## TASK
Your task is to quote the listing below exactly, beginning with its first line and ending on the line bearing "y_ticks = [0, 0.25, 0.5, 0.75, 1.0]".

○ ○ ○

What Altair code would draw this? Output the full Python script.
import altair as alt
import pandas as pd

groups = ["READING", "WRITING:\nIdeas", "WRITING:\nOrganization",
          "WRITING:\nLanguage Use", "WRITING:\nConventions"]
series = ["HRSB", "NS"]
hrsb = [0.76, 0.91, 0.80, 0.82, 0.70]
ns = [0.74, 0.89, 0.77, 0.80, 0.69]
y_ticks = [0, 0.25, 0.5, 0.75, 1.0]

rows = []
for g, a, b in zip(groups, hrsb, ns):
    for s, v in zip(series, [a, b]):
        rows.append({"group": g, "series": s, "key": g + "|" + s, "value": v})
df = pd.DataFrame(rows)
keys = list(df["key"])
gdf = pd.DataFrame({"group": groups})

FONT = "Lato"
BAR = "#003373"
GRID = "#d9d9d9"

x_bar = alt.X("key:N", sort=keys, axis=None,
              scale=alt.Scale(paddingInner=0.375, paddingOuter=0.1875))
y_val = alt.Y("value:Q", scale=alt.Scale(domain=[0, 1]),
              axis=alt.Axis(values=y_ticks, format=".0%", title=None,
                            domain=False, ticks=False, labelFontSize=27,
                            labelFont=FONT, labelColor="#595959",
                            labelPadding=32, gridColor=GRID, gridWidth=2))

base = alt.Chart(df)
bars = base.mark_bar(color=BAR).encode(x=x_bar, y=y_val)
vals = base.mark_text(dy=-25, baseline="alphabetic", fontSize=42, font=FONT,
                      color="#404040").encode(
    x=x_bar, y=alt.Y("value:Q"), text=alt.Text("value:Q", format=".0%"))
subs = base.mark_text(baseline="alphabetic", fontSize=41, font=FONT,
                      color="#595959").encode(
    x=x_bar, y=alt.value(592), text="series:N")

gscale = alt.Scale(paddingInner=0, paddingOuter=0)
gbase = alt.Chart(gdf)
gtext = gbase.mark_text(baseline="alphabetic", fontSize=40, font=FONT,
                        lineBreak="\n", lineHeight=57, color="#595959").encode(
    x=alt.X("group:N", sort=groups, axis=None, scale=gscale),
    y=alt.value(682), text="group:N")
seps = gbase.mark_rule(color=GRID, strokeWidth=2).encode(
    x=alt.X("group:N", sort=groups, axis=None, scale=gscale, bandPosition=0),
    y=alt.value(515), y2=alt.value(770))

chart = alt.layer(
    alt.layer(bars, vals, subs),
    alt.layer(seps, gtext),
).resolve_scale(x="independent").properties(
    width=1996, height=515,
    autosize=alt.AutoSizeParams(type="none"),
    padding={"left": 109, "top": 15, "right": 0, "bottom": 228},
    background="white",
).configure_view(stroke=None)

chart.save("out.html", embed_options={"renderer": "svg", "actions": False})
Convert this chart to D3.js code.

○ ○ ○

## FULL RESPONSE
What Altair code would draw this? Output the full Python script.
import altair as alt
import pandas as pd

groups = ["READING", "WRITING:\nIdeas", "WRITING:\nOrganization",
          "WRITING:\nLanguage Use", "WRITING:\nConventions"]
series = ["HRSB", "NS"]
hrsb = [0.76, 0.91, 0.80, 0.82, 0.70]
ns = [0.74, 0.89, 0.77, 0.80, 0.69]
y_ticks = [0, 0.25, 0.5, 0.75, 1.0]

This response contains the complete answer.